* Start SUPPLIED RECORDS *

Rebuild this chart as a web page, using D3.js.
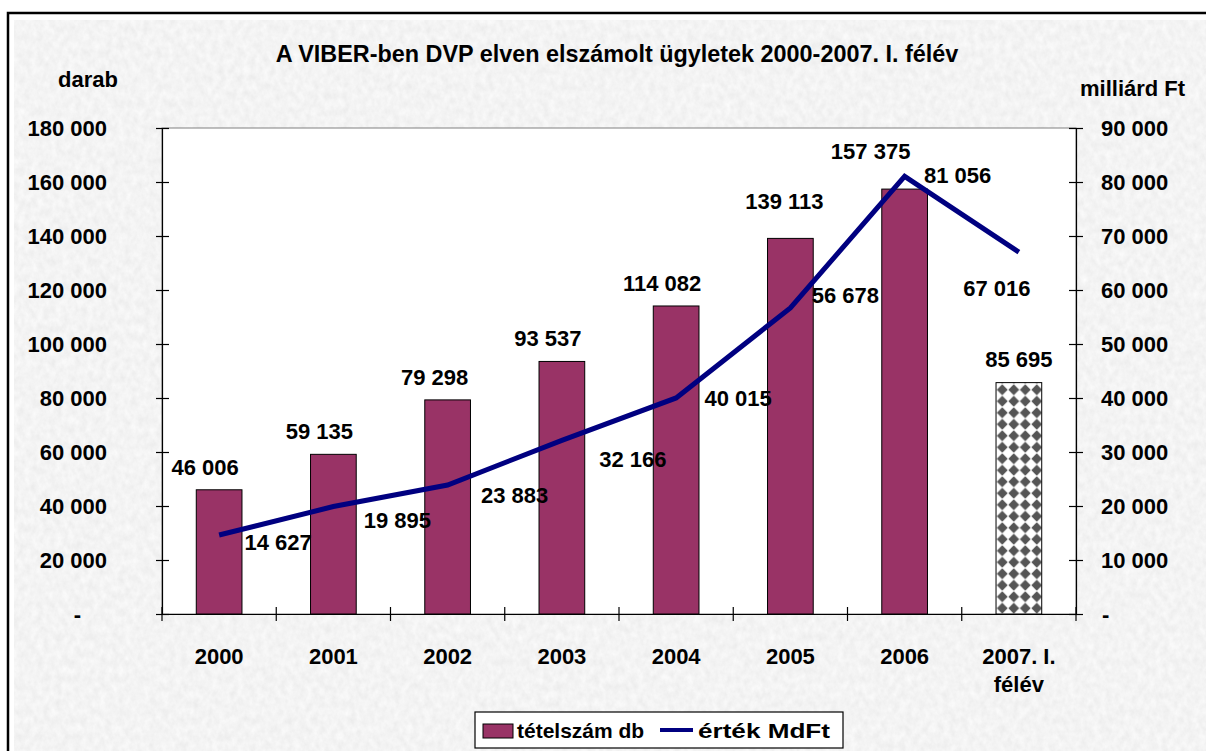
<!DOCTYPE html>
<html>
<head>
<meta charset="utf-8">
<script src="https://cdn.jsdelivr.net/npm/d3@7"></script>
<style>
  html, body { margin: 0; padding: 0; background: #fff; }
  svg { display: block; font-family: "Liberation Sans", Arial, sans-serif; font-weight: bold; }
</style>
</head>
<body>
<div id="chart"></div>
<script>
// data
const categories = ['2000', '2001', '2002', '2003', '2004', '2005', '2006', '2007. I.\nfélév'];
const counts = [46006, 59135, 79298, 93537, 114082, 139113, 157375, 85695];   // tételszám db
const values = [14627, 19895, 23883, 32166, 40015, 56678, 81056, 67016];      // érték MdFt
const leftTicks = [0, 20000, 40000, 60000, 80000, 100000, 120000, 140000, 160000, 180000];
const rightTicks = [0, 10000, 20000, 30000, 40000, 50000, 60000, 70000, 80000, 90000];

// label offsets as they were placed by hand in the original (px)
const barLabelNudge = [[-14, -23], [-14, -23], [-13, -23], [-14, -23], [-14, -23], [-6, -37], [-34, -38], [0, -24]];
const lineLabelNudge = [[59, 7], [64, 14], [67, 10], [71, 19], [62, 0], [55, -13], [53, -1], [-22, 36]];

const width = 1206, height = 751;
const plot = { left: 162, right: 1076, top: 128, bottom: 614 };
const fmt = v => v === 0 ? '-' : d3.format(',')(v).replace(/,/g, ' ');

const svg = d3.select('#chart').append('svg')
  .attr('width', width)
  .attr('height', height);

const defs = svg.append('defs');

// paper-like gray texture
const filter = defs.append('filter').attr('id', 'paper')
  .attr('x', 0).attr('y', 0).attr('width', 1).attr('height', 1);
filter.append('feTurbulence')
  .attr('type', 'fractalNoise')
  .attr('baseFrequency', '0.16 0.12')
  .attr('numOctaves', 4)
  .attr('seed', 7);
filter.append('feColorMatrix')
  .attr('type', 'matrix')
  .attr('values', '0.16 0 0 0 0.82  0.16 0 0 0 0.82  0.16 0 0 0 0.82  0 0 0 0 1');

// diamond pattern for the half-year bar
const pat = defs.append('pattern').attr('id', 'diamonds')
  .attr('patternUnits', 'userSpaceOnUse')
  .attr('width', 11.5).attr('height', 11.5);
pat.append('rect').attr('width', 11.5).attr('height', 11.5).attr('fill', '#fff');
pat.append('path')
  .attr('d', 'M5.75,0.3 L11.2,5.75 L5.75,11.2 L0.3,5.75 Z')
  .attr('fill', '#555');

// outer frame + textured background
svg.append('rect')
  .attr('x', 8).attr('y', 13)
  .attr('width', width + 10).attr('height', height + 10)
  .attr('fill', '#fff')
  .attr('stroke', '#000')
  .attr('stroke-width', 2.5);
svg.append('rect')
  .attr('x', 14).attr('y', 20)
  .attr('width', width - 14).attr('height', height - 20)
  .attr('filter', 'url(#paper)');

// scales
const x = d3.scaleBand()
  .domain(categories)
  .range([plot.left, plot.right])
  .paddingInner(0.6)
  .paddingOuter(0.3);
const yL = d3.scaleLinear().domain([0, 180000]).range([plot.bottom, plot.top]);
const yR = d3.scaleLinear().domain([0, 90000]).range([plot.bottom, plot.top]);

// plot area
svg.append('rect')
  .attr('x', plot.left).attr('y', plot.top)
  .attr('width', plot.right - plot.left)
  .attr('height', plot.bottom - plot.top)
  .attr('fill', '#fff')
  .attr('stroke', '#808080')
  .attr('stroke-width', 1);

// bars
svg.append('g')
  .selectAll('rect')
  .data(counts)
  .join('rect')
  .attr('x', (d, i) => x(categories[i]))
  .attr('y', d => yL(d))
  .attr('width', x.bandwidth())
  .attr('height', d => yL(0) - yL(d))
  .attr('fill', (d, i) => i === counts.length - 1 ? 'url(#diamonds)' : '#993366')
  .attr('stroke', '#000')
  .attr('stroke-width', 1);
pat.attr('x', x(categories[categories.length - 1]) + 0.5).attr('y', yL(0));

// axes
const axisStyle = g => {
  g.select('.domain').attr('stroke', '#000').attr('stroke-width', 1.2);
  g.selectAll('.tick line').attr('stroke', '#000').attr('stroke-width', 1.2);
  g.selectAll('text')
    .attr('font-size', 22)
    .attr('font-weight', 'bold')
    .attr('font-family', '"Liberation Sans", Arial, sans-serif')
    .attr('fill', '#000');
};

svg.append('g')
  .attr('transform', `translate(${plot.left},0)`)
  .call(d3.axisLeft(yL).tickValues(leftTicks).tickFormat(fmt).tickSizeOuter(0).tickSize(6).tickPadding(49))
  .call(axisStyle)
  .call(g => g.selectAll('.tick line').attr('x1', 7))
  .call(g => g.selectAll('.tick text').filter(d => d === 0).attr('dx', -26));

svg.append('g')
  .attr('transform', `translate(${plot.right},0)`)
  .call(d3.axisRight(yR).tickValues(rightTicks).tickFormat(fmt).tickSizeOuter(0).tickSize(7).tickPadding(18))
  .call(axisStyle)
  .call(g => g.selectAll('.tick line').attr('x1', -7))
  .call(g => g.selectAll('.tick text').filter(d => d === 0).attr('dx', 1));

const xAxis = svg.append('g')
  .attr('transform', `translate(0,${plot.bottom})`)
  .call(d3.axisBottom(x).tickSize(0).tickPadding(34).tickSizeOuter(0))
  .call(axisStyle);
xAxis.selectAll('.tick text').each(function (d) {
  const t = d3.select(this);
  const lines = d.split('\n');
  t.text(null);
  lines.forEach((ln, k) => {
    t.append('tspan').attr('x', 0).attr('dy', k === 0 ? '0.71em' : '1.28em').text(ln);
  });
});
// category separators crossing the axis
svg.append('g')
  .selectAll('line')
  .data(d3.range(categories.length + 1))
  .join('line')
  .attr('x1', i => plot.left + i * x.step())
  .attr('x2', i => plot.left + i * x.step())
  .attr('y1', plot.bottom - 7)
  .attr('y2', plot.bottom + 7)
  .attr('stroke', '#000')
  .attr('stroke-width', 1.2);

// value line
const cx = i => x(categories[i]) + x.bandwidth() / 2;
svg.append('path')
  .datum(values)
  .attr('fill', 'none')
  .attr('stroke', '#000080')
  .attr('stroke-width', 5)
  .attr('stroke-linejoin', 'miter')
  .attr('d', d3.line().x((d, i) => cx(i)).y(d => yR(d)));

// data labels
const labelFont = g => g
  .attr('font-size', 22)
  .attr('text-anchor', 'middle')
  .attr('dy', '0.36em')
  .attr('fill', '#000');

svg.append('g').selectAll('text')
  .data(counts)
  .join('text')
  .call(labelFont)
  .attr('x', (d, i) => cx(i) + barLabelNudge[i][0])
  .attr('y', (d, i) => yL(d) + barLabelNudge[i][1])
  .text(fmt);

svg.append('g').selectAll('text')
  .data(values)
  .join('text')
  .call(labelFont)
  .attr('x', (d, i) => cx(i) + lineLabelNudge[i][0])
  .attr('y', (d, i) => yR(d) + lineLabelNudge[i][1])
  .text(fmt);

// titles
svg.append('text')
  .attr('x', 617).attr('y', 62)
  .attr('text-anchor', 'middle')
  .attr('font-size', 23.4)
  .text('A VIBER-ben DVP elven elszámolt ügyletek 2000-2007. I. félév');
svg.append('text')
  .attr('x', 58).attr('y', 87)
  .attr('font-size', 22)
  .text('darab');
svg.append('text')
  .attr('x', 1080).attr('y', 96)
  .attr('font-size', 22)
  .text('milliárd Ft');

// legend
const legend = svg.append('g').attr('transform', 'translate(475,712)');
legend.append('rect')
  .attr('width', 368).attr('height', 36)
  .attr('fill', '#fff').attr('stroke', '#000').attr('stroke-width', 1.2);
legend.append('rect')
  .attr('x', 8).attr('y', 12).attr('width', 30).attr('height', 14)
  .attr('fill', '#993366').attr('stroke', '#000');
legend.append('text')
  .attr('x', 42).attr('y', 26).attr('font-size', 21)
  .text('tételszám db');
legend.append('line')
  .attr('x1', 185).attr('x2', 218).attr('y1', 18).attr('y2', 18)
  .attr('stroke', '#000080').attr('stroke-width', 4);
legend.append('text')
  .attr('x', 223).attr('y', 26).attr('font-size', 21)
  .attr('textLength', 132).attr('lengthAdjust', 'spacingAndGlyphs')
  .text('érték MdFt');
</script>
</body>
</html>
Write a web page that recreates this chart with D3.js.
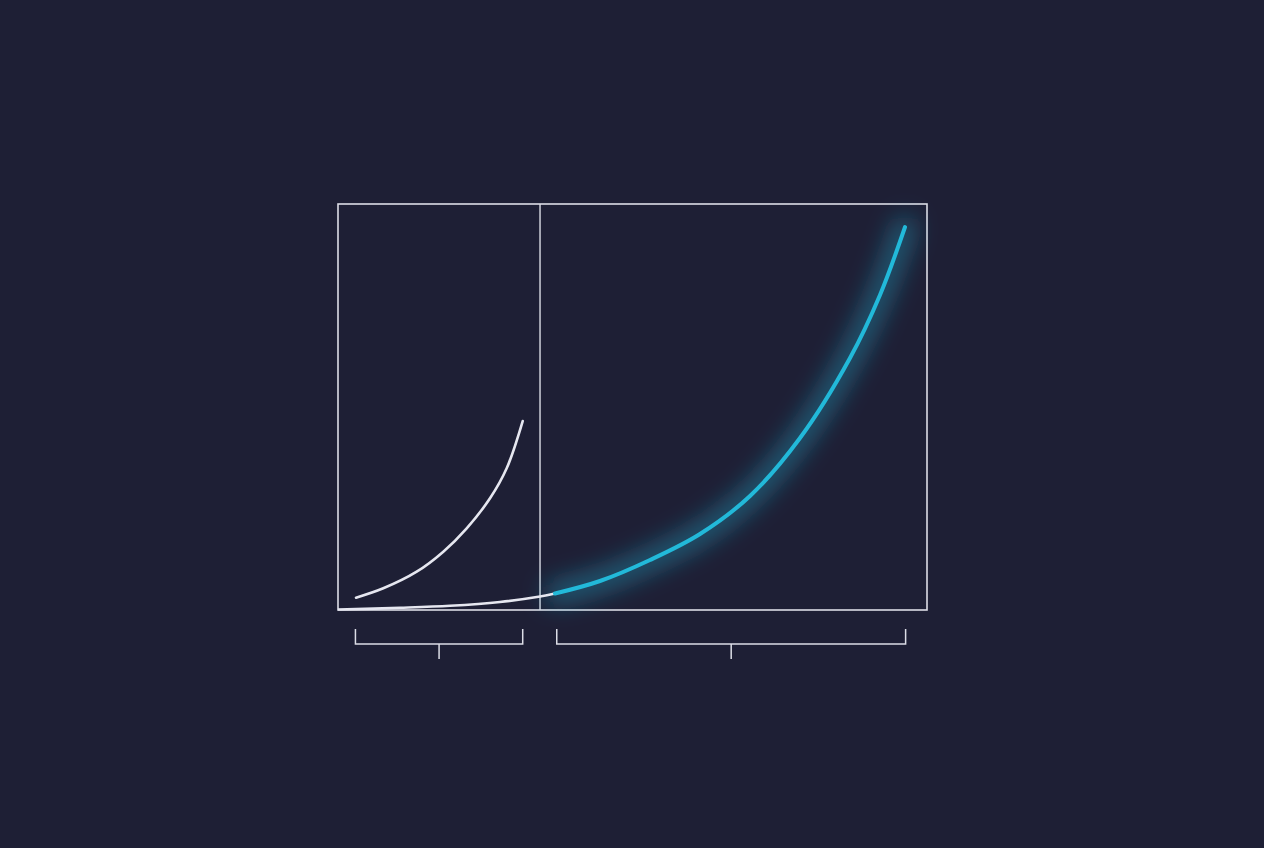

* End SUPPLIED RECORDS *

WHAT IS REQUIRED. Your task is to repeat the opening line of the entries above and each line after it, ending with the line that has "0 0 0 0 1');". Do not include the pictures.

COMPLETE OUTPUT.
Rebuild this chart as a web page, using D3.js.
<!DOCTYPE html>
<html>
<head>
<meta charset="utf-8">
<script src="https://cdn.jsdelivr.net/npm/d3@7"></script>
<style>
  html, body { margin: 0; padding: 0; background: #fff; }
  svg { display: block; font-family: "Liberation Sans", Arial, sans-serif; font-weight: bold; }
</style>
</head>
<body>
<div id="chart"></div>
<script>
// data
const categories = ['2000', '2001', '2002', '2003', '2004', '2005', '2006', '2007. I.\nfélév'];
const counts = [46006, 59135, 79298, 93537, 114082, 139113, 157375, 85695];   // tételszám db
const values = [14627, 19895, 23883, 32166, 40015, 56678, 81056, 67016];      // érték MdFt
const leftTicks = [0, 20000, 40000, 60000, 80000, 100000, 120000, 140000, 160000, 180000];
const rightTicks = [0, 10000, 20000, 30000, 40000, 50000, 60000, 70000, 80000, 90000];

// label offsets as they were placed by hand in the original (px)
const barLabelNudge = [[-14, -23], [-14, -23], [-13, -23], [-14, -23], [-14, -23], [-6, -37], [-34, -38], [0, -24]];
const lineLabelNudge = [[59, 7], [64, 14], [67, 10], [71, 19], [62, 0], [55, -13], [53, -1], [-22, 36]];

const width = 1206, height = 751;
const plot = { left: 162, right: 1076, top: 128, bottom: 614 };
const fmt = v => v === 0 ? '-' : d3.format(',')(v).replace(/,/g, ' ');

const svg = d3.select('#chart').append('svg')
  .attr('width', width)
  .attr('height', height);

const defs = svg.append('defs');

// paper-like gray texture
const filter = defs.append('filter').attr('id', 'paper')
  .attr('x', 0).attr('y', 0).attr('width', 1).attr('height', 1);
filter.append('feTurbulence')
  .attr('type', 'fractalNoise')
  .attr('baseFrequency', '0.16 0.12')
  .attr('numOctaves', 4)
  .attr('seed', 7);
filter.append('feColorMatrix')
  .attr('type', 'matrix')
  .attr('values', '0.16 0 0 0 0.82  0.16 0 0 0 0.82  0.16 0 0 0 0.82  0 0 0 0 1');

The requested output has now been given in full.